Monday, November 22, 2010

Coriolanus: Pride Plus Betrayal Equals Bad News for Everybody

Coriolanus at the Gates of Rome by Giovanni Battista Tiepolo, 1730
In a Rome more ancient than that of Julius Caesar or Titus Andronicus, Shakespeare’s Coriolanus centers around the marquee-stealing pride of an exceptional Roman soldier, and – no surprise here – the disastrous effects of that greatest of errors.  The arrogant master of arms in question is Coriolanus, but don’t look for that name to pop up until the penultimate scene of Act One; until then, the man who will be known as Coriolanus goes by Martius.  This original name is a great fit, since his prowess on the battlefield inherently associates him with Mars (Roman god of war), and all things martial.

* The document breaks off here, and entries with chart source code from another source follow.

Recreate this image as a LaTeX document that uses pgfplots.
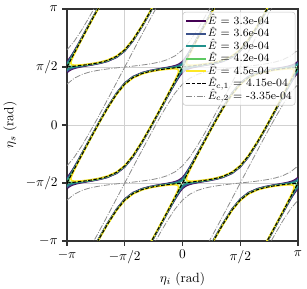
\documentclass[border=0pt]{standalone}
\usepackage{pgfplots}
\pgfplotsset{compat=1.18}
\usepackage{pgfplotstable}
\definecolor{v1}{HTML}{440154}
\definecolor{v2}{HTML}{3B528B}
\definecolor{v3}{HTML}{21918C}
\definecolor{v4}{HTML}{5EC962}
\definecolor{v5}{HTML}{FDE725}
\definecolor{gline}{HTML}{8C8C8C}

% half-widths h (rad) of the contours: y = x +/- h (mod pi)
\pgfplotstableread{
x h1 h2 h3 hc
-3.1416 1.4197 1.4494 1.4891 1.5708
-3.1216 1.4186 1.4481 1.4871 1.5529
-3.0916 1.4131 1.4413 1.4776 1.5261
-3.0416 1.3949 1.4198 1.4495 1.4814
-2.9916 1.3681 1.3894 1.4135 1.4367
-2.9416 1.3358 1.3541 1.3740 1.3922
-2.8416 1.2617 1.2758 1.2905 1.3034
-2.7416 1.1816 1.1933 1.2050 1.2150
-2.5916 1.0574 1.0668 1.0763 1.0843
-2.4416 0.9329 0.9412 0.9497 0.9567
-2.2416 0.7719 0.7799 0.7879 0.7945
-2.0416 0.6246 0.6330 0.6414 0.6482
-1.7916 0.4830 0.4927 0.5022 0.5101
-1.5708 0.4346 0.4451 0.4553 0.4637
-1.35 0.4830 0.4927 0.5022 0.5101
-1.1 0.6246 0.6330 0.6414 0.6482
-0.9 0.7719 0.7799 0.7879 0.7945
-0.7 0.9329 0.9412 0.9497 0.9567
-0.55 1.0574 1.0668 1.0763 1.0843
-0.4 1.1816 1.1933 1.2050 1.2150
-0.3 1.2617 1.2758 1.2905 1.3034
-0.2 1.3358 1.3541 1.3740 1.3922
-0.15 1.3681 1.3894 1.4135 1.4367
-0.1 1.3949 1.4198 1.4495 1.4814
-0.05 1.4131 1.4413 1.4776 1.5261
-0.02 1.4186 1.4481 1.4871 1.5529
0 1.4197 1.4494 1.4891 1.5708
0.02 1.4186 1.4481 1.4871 1.5529
0.05 1.4131 1.4413 1.4776 1.5261
0.1 1.3949 1.4198 1.4495 1.4814
0.15 1.3681 1.3894 1.4135 1.4367
0.2 1.3358 1.3541 1.3740 1.3922
0.3 1.2617 1.2758 1.2905 1.3034
0.4 1.1816 1.1933 1.2050 1.2150
0.55 1.0574 1.0668 1.0763 1.0843
0.7 0.9329 0.9412 0.9497 0.9567
0.9 0.7719 0.7799 0.7879 0.7945
1.1 0.6246 0.6330 0.6414 0.6482
1.35 0.4830 0.4927 0.5022 0.5101
1.5708 0.4346 0.4451 0.4553 0.4637
1.7916 0.4830 0.4927 0.5022 0.5101
2.0416 0.6246 0.6330 0.6414 0.6482
2.2416 0.7719 0.7799 0.7879 0.7945
2.4416 0.9329 0.9412 0.9497 0.9567
2.5916 1.0574 1.0668 1.0763 1.0843
2.7416 1.1816 1.1933 1.2050 1.2150
2.8416 1.2617 1.2758 1.2905 1.3034
2.9416 1.3358 1.3541 1.3740 1.3922
2.9916 1.3681 1.3894 1.4135 1.4367
3.0416 1.3949 1.4198 1.4495 1.4814
3.0916 1.4131 1.4413 1.4776 1.5261
3.1216 1.4186 1.4481 1.4871 1.5529
3.1416 1.4197 1.4494 1.4891 1.5708
}\tmain

\pgfplotstableread{
x h
-3.1007 1.5708
-3.0986 1.5588
-3.0916 1.5450
-3.0816 1.5316
-3.0616 1.5093
-3.0416 1.4893
-2.9916 1.4419
-2.9416 1.3960
-2.8416 1.3059
-2.7416 1.2171
-2.5916 1.0859
-2.4416 0.9581
-2.2416 0.7959
-2.0416 0.6497
-1.7916 0.5116
-1.5708 0.4653
-1.35 0.5116
-1.1 0.6497
-0.9 0.7959
-0.7 0.9581
-0.55 1.0859
-0.4 1.2171
-0.3 1.3059
-0.2 1.3960
-0.15 1.4419
-0.1 1.4893
-0.08 1.5093
-0.06 1.5316
-0.05 1.5450
-0.043 1.5588
-0.0409 1.5708
}\tfour

\pgfplotstableread{
x h
-3.0334 1.5708
-3.0316 1.5533
-3.0266 1.5362
-3.0116 1.5067
-2.9916 1.4783
-2.9416 1.4211
-2.8416 1.3222
-2.7416 1.2296
-2.5916 1.0957
-2.4416 0.9667
-2.2416 0.8039
-2.0416 0.6580
-1.7916 0.5210
-1.5708 0.4752
-1.35 0.5210
-1.1 0.6580
-0.9 0.8039
-0.7 0.9667
-0.55 1.0957
-0.4 1.2296
-0.3 1.3222
-0.2 1.4211
-0.15 1.4783
-0.13 1.5067
-0.115 1.5362
-0.11 1.5533
-0.1082 1.5708
}\tfive

\pgfplotstableread{
x h
-3.1416 1.1072
-2.9416 1.0688
-2.7416 0.9681
-2.5416 0.8304
-2.3416 0.6728
-2.1416 0.5044
-1.9416 0.3301
-1.7916 0.1972
-1.6916 0.1080
-1.6416 0.0633
-1.6016 0.0276
-1.5708 0
-1.54 0.0276
-1.5 0.0633
-1.45 0.1080
-1.35 0.1972
-1.2 0.3301
-1.0 0.5044
-0.8 0.6728
-0.6 0.8304
-0.4 0.9681
-0.2 1.0688
0 1.1072
0.2 1.0688
0.4 0.9681
0.6 0.8304
0.8 0.6728
1.0 0.5044
1.2 0.3301
1.35 0.1972
1.45 0.1080
1.5 0.0633
1.54 0.0276
1.5708 0
1.6016 0.0276
1.6416 0.0633
1.6916 0.1080
1.7916 0.1972
1.9416 0.3301
2.1416 0.5044
2.3416 0.6728
2.5416 0.8304
2.7416 0.9681
2.9416 1.0688
3.1416 1.1072
}\tgray

% draw one level: table, column, style, x shift
\newcommand{\lvl}[4]{%
  \pgfplotsinvokeforeach{-2,...,2}{%
    \addplot[#3,forget plot] table[x expr=\thisrow{x}+#4, y expr=\thisrow{x}+#4+\thisrow{#2}+(##1)*pi]{#1};
    \addplot[#3,forget plot] table[x expr=\thisrow{x}+#4, y expr=\thisrow{x}+#4-\thisrow{#2}+(##1)*pi]{#1};
  }%
}

\begin{document}
\begin{tikzpicture}
\begin{axis}[
  name=ax,
  width=173.25pt, height=174pt, scale only axis,
  xmin=-pi, xmax=pi, ymin=-pi, ymax=pi,
  enlargelimits=false,
  xtick={-3.14159,-1.5708,0,1.5708,3.14159},
  ytick={-3.14159,-1.5708,0,1.5708,3.14159},
  xticklabels={$-\pi$,$-\pi/2$,$0$,$\pi/2$,$\pi$},
  yticklabels={$-\pi$,$-\pi/2$,$0$,$\pi/2$,$\pi$},
  xlabel={$\eta_i$ (rad)}, ylabel={$\eta_s$ (rad)},
  grid=major, major grid style={black!18, line width=0.4pt},
  axis line style={black!80, line width=1.1pt},
  tick style={black!80, line width=0.8pt},
  major tick length=3.5pt, tick align=outside,
  xtick pos=bottom, ytick pos=left,
  legend cell align=left,
  legend style={at={(rel axis cs:1,1)}, anchor=north east, xshift=-2pt, yshift=-2.2pt,
    draw=black!22, fill=white, fill opacity=0.8, text opacity=1,
    rounded corners=2pt, font=\fontsize{8.3}{9}\selectfont, row sep=0pt,
    inner sep=2pt,
    nodes={inner sep=0.4pt, text height=6.6pt, text depth=2.0pt}},
  legend image code/.code={\draw[#1] (0pt,0pt) -- (15pt,0pt);},
]
\lvl{\tmain}{h1}{v1,line width=1.2pt}{0}
\lvl{\tmain}{h2}{v2,line width=1.2pt}{0}
\lvl{\tmain}{h3}{v3,line width=1.2pt}{0}
\lvl{\tfour}{h}{v4,line width=1.2pt}{0}
\lvl{\tfour}{h}{v4,line width=1.2pt}{pi}
\lvl{\tfive}{h}{v5,line width=1.2pt}{0}
\lvl{\tfive}{h}{v5,line width=1.2pt}{pi}
\lvl{\tmain}{hc}{black,line width=0.8pt,dash pattern=on 2.8pt off 1.2pt}{0}
\lvl{\tgray}{h}{gline,line width=0.6pt,dash pattern=on 4.5pt off 1.2pt on 0.7pt off 1.2pt}{0}
\addlegendimage{v1,line width=1.3pt}\addlegendentry{$\hat{E}$ = 3.3e-04}
\addlegendimage{v2,line width=1.3pt}\addlegendentry{$\hat{E}$ = 3.6e-04}
\addlegendimage{v3,line width=1.3pt}\addlegendentry{$\hat{E}$ = 3.9e-04}
\addlegendimage{v4,line width=1.3pt}\addlegendentry{$\hat{E}$ = 4.2e-04}
\addlegendimage{v5,line width=1.3pt}\addlegendentry{$\hat{E}$ = 4.5e-04}
\addlegendimage{black,line width=0.8pt,dash pattern=on 2.8pt off 1.2pt}\addlegendentry{$\hat{E}_{c,1}$ = 4.15e-04}
\addlegendimage{gline,line width=0.6pt,dash pattern=on 4.5pt off 1.2pt on 0.7pt off 1.2pt}\addlegendentry{$\hat{E}_{c,2}$ = -3.35e-04}
\end{axis}
\pgfresetboundingbox
\path[use as bounding box] ([xshift=-50.25pt,yshift=-36pt]ax.south west) rectangle ([xshift=6.75pt,yshift=6.75pt]ax.north east);
\end{tikzpicture}
\end{document}
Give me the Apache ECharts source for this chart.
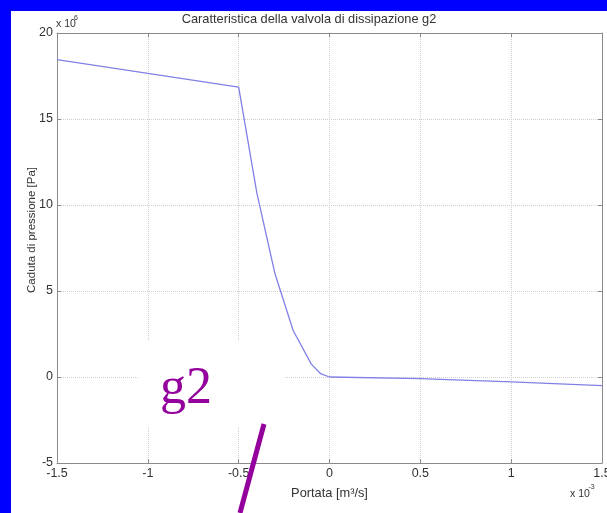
<!DOCTYPE html>
<html><head><meta charset="utf-8">
<script src="https://cdn.jsdelivr.net/npm/echarts@6/dist/echarts.min.js"></script>
<style>
html,body{margin:0;padding:0;width:607px;height:513px;background:#0000FE;overflow:hidden}
#c{position:absolute;left:11px;top:11px;width:596px;height:502px;background:#fff}
</style></head><body><div id="c"></div>
<script>
// Portata in units of 1e-3 m^3/s, caduta di pressione in units of 1e6 Pa
const flowX = [-1.5, -0.5, -0.4, -0.3, -0.2, -0.1, -0.05, 0, 0.5, 1.0, 1.5];
const pressureY = [18.45, 16.85, 10.7, 6.0, 2.7, 0.75, 0.2, 0, -0.1, -0.28, -0.5];
const xRange = [-1.5, 1.5, 0.5];
const yRange = [-5, 20, 5];
const titleText = 'Caratteristica della valvola di dissipazione g2';
const yName = 'Caduta di pressione [Pa]';
const xName = 'Portata [m\u00b3/s]';

const font = '"Liberation Sans", Arial, sans-serif';
const chart = echarts.init(document.getElementById('c'));
const axisCol = '#8a8a8a';
const labelStyle = {color: '#333', fontSize: 12.5, fontFamily: font};
const gridStyle = {show: true, lineStyle: {color: '#cfcfcf', type: 'dotted', width: 1}};
chart.setOption({
  animation: false,
  title: {text: titleText, left: 'center', top: 2, padding: 0,
    textStyle: {color: '#333', fontSize: 12.8, fontWeight: 'normal', fontFamily: font}},
  grid: {left: 46, top: 22, width: 545, height: 430, outerBoundsMode: 'none', containLabel: false},
  xAxis: [{
    type: 'value', min: xRange[0], max: xRange[1], interval: xRange[2], position: 'bottom',
    axisLine: {onZero: false, lineStyle: {color: axisCol}},
    axisTick: {inside: true, length: 4, lineStyle: {color: axisCol}},
    axisLabel: Object.assign({margin: 4}, labelStyle),
    splitLine: gridStyle,
    name: xName, nameLocation: 'middle', nameGap: 23.5,
    nameTextStyle: {color: '#333', fontSize: 12.8, fontFamily: font}
  }, {
    type: 'value', min: xRange[0], max: xRange[1], interval: xRange[2], position: 'top',
    axisLine: {onZero: false, lineStyle: {color: axisCol}},
    axisTick: {inside: true, length: 4, lineStyle: {color: axisCol}},
    axisLabel: {show: false}, splitLine: {show: false}
  }],
  yAxis: [{
    type: 'value', min: yRange[0], max: yRange[1], interval: yRange[2], position: 'left',
    axisLine: {onZero: false, show: true, lineStyle: {color: axisCol}},
    axisTick: {show: true, inside: true, length: 4, lineStyle: {color: axisCol}},
    axisLabel: Object.assign({margin: 4}, labelStyle),
    splitLine: gridStyle
  }, {
    type: 'value', min: yRange[0], max: yRange[1], interval: yRange[2], position: 'right',
    axisLine: {onZero: false, show: true, lineStyle: {color: axisCol}},
    axisTick: {show: true, inside: true, length: 4, lineStyle: {color: axisCol}},
    axisLabel: {show: false}, splitLine: {show: false}
  }],
  series: [{
    type: 'line', xAxisIndex: 0, yAxisIndex: 0,
    data: flowX.map((x, i) => [x, pressureY[i]]),
    showSymbol: false, smooth: false,
    lineStyle: {color: '#8080E6', width: 1.3}
  }],
  graphic: [
    {type: 'text', x: 21, y: 219, rotation: Math.PI / 2, z: 100,
      style: {text: yName, font: '11.5px ' + font, fill: '#333', textAlign: 'center', textVerticalAlign: 'middle'}},
    {type: 'text', x: 45, y: 13.5, z: 100,
      style: {text: 'x 10', font: '10.5px ' + font, fill: '#333', textAlign: 'left', textVerticalAlign: 'middle'}},
    {type: 'text', x: 63, y: 7, z: 100,
      style: {text: '6', font: '7px ' + font, fill: '#333', textAlign: 'left', textVerticalAlign: 'middle'}},
    {type: 'text', x: 559, y: 483, z: 100,
      style: {text: 'x 10', font: '10.5px ' + font, fill: '#333', textAlign: 'left', textVerticalAlign: 'middle'}},
    {type: 'text', x: 577.5, y: 476.5, z: 100,
      style: {text: '-3', font: '7px ' + font, fill: '#333', textAlign: 'left', textVerticalAlign: 'middle'}},
    {type: 'rect', z: 100, shape: {x: 127, y: 329, width: 147, height: 87},
      style: {fill: '#fff'}},
    {type: 'text', z: 101, x: 149, y: 352.5,
      style: {text: 'g2', font: '52px "Liberation Serif", "Times New Roman", serif',
        fill: '#93009B'}},
    {type: 'line', z: 101, shape: {x1: 253, y1: 413, x2: 229, y2: 502},
      style: {stroke: '#93009B', lineWidth: 5}}
  ]
});
</script></body></html>
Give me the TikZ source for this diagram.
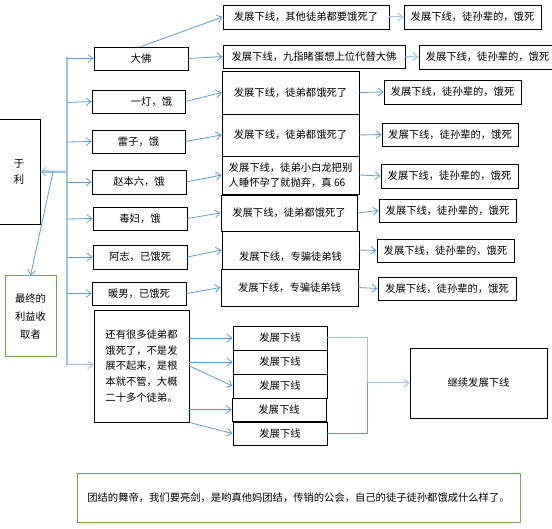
\documentclass[tikz,border=0pt]{standalone}
\usepackage{fontspec}
\setmainfont{Noto Sans CJK SC}
\usetikzlibrary{arrows.meta}
\definecolor{ablue}{HTML}{5B9BD5}
\definecolor{lblue}{HTML}{9DC3E6}
\definecolor{gbox}{HTML}{70AD47}
\begin{document}
\begin{tikzpicture}[x=1pt,y=-1pt,
  bx/.style={draw=black, line width=0.9pt, inner sep=0pt, align=center,
             font=\fontsize{10.3}{15}\selectfont},
  gbx/.style={bx, draw=gbox, line width=1pt},
  arr/.style={draw=ablue, line width=0.8pt, -{Straight Barb[length=5pt,width=8pt]}},
  larr/.style={draw=lblue, line width=1pt, -{Straight Barb[length=5pt,width=8pt]}},
  trunkline/.style={draw=lblue, line width=2.4pt},
  tarr/.style={draw=lblue, line width=2.4pt, -{Straight Barb[length=5pt,width=9pt,line width=1pt]}}]
\useasboundingbox (0,0) rectangle (552,529);

% left column
\node[bx, minimum width=42pt, minimum height=105pt, font=\fontsize{10.3}{16}\selectfont] (yuli) at (19,171.5) {于\\利};
\node[gbx, minimum width=51pt, minimum height=81pt, font=\fontsize{10.3}{18}\selectfont] (final) at (30.5,316.5) {最终的\\利益收\\取者};

% first level
\node[bx, minimum width=94pt, minimum height=23pt] (dafo) at (141,58.5) {大佛};
\node[bx, minimum width=93pt, minimum height=23pt] (yideng) at (138.5,101.5) {\hspace*{26pt}一灯，饿};
\node[bx, minimum width=93pt, minimum height=23pt] (leizi) at (138.5,141.5) {雷子，饿};
\node[bx, minimum width=94pt, minimum height=24pt] (zhao) at (139,182) {赵本六，饿};
\node[bx, minimum width=94pt, minimum height=23pt] (dufu) at (140,218.5) {毒妇，饿};
\node[bx, minimum width=94pt, minimum height=24pt] (azhi) at (140,257) {阿志，已饿死};
\node[bx, minimum width=94pt, minimum height=23pt] (nuan) at (139,293.5) {暖男，已饿死};
\node[bx, minimum width=95pt, minimum height=112pt, align=left, font=\fontsize{10.3}{15.7}\selectfont] (rest) at (141.5,366)
  {还有很多徒弟都\\饿死了，不是发\\展不起来，是根\\本就不管，大概\\二十多个徒弟。};

% second level
\node[bx, minimum width=166pt, minimum height=24pt] (m1) at (306,17) {发展下线，其他徒弟都要饿死了};
\node[bx, minimum width=182pt, minimum height=23pt] (m2) at (314,56.5) {发展下线，九指睹蛋想上位代替大佛};
\node[bx, minimum width=137pt, minimum height=43pt] (m3) at (290.5,92.5) {发展下线，徒弟都饿死了};
\node[bx, minimum width=137pt, minimum height=42pt] (m4) at (290.5,135) {发展下线，徒弟都饿死了};
\node[bx, minimum width=137pt, minimum height=38pt, align=left] (m5) at (290.5,175) {发展下线，徒弟小白龙把别\\人睡怀孕了就抛弃，真 66};
\node[bx, minimum width=136pt, minimum height=36pt] (m6) at (289,213) {发展下线，徒弟都饿死了};
\node[bx, minimum width=137pt, minimum height=38pt, text height=24pt, text depth=2pt] (m7) at (290.5,250) {发展下线，专骗徒弟钱};
\node[bx, minimum width=137pt, minimum height=37pt] (m8) at (289.5,287.5) {发展下线，专骗徒弟钱};

% third level
\node[bx, minimum width=137pt, minimum height=24pt] (r1) at (472.5,17) {发展下线，徒孙辈的，饿死};
\node[bx, minimum width=137pt, minimum height=24pt] (r2) at (487.5,57) {发展下线，徒孙辈的，饿死};
\node[bx, minimum width=137pt, minimum height=24pt] (r3) at (452.5,92) {发展下线，徒孙辈的，饿死};
\node[bx, minimum width=136pt, minimum height=23pt] (r4) at (450,134.5) {发展下线，徒孙辈的，饿死};
\node[bx, minimum width=137pt, minimum height=24pt] (r5) at (449.5,176) {发展下线，徒孙辈的，饿死};
\node[bx, minimum width=137pt, minimum height=23pt] (r6) at (447.5,210.5) {发展下线，徒孙辈的，饿死};
\node[bx, minimum width=137pt, minimum height=23pt] (r7) at (445.5,250.5) {发展下线，徒孙辈的，饿死};
\node[bx, minimum width=138pt, minimum height=23pt] (r8) at (447,288.5) {发展下线，徒孙辈的，饿死};

% bottom group
\node[bx, minimum width=94pt, minimum height=24pt] (b1) at (280,338) {发展下线};
\node[bx, minimum width=94pt, minimum height=24pt] (b2) at (280,362) {发展下线};
\node[bx, minimum width=94pt, minimum height=24pt] (b3) at (280,386) {发展下线};
\node[bx, minimum width=94pt, minimum height=23pt] (b4) at (279,409.5) {发展下线};
\node[bx, minimum width=94pt, minimum height=23pt] (b5) at (280,433.5) {发展下线};
\node[bx, minimum width=137pt, minimum height=70pt] (cont) at (478.5,383) {继续发展下线};

% note
\node[gbx, minimum width=443pt, minimum height=49pt] (note) at (298.5,497.5)
  {团结的舞帝，我们要亮剑，是哟真他妈团结，传销的公会，自己的徒子徒孙都饿成什么样了。};

% trunk
\coordinate (ttop) at (67,57);
\coordinate (tbot) at (67,365);
\coordinate (tyl) at (67,172);
\coordinate (tfk) at (53,172);
\coordinate (t1) at (67,58.5);
\coordinate (t2) at (67,102.5);
\coordinate (t3) at (67,142);
\coordinate (t4) at (67,182);
\coordinate (t5) at (67,219);
\coordinate (t6) at (67,257);
\coordinate (t7) at (67,293.5);
\draw[trunkline] (ttop) -- (tbot);
\draw[larr] (tbot) -- (tbot -| rest.west);
\draw[tarr] (tyl) -- (yuli.east);
\draw[arr] (tfk) -- (final.north);
\draw[arr] (t1) -- (dafo.west);
\draw[arr] (t2) -- (yideng.west);
\draw[arr] (t3) -- (leizi.west);
\draw[arr] (t4) -- (zhao.west);
\draw[arr] (t5) -- (dufu.west);
\draw[arr] (t6) -- (azhi.west);
\draw[arr] (t7) -- (nuan.west);

% first to second level
\draw[arr] (dafo.north) -- (m1.west);
\draw[arr] (dafo.east) -- (m2.west);
\draw[arr] (yideng.east) -- (m3.west);
\draw[arr] (leizi.east) -- (m4.west);
\draw[arr] (zhao.east) -- (m5.west);
\draw[arr] (dufu.east) -- (m6.west);
\draw[arr] (azhi.east) -- (m7.west);
\draw[arr] (nuan.east) -- (m8.west);

% second to third level
\draw[larr] (m1.east) -- (r1.west);
\draw[larr] (m2.east) -- (r2.west);
\draw[arr] (m3.east) -- (r3.west);
\draw[arr] (m4.east) -- (r4.west);
\draw[arr] (m5.east) -- (r5.west);
\draw[arr] (m6.east) -- (r6.west);
\draw[arr] (m7.east) -- (r7.west);
\draw[arr] (m8.east) -- (r8.west);

% rest to bottom boxes
\draw[arr] (rest.east |- b1.west) -- (b1.west);
\draw[arr] (rest.east |- b2.west) -- (b2.west);
\draw[arr] (rest.east) -- (b3.west);
\draw[arr] (rest.east |- b4.west) -- (b4.west);
\draw[arr] (rest.south east) -- (b5.west);

% bottom boxes to continue
\coordinate (j) at (367,383);
\draw[larr] (b1.east) -- (b1.east -| j) -- (j) -- (cont.west);
\draw[draw=ablue, line width=1pt] (b5.east) -- (b5.east -| j) -- (j);
\end{tikzpicture}
\end{document}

No, not that kind of martian.
Though his reputation precedes him, we don’t get to see our martian friend in action on the battlefield before we see him in the throes of his other powerful passion – hating the common people.  Charming, right?  Being of Roman nobility, Martius disdains the lower class, and is only too happy to give these “dissentious rogues” a piece of his discriminating mind when the need arises.   The commoners have been kicking up an accusation-heavy fuss concerning their oppression at the hands of the ruling class (particularly as it relates to corn for some reason), and have thus been granted tribunes to represent them in the government.  Martius is livid.  He’s really not a “no taxation without representation” kind of guy.   Martius speaks his mind in all things, so his feelings about the common people and their representatives are no secret.  As the play opens, the protesting citizens label him “chief enemy to the people.”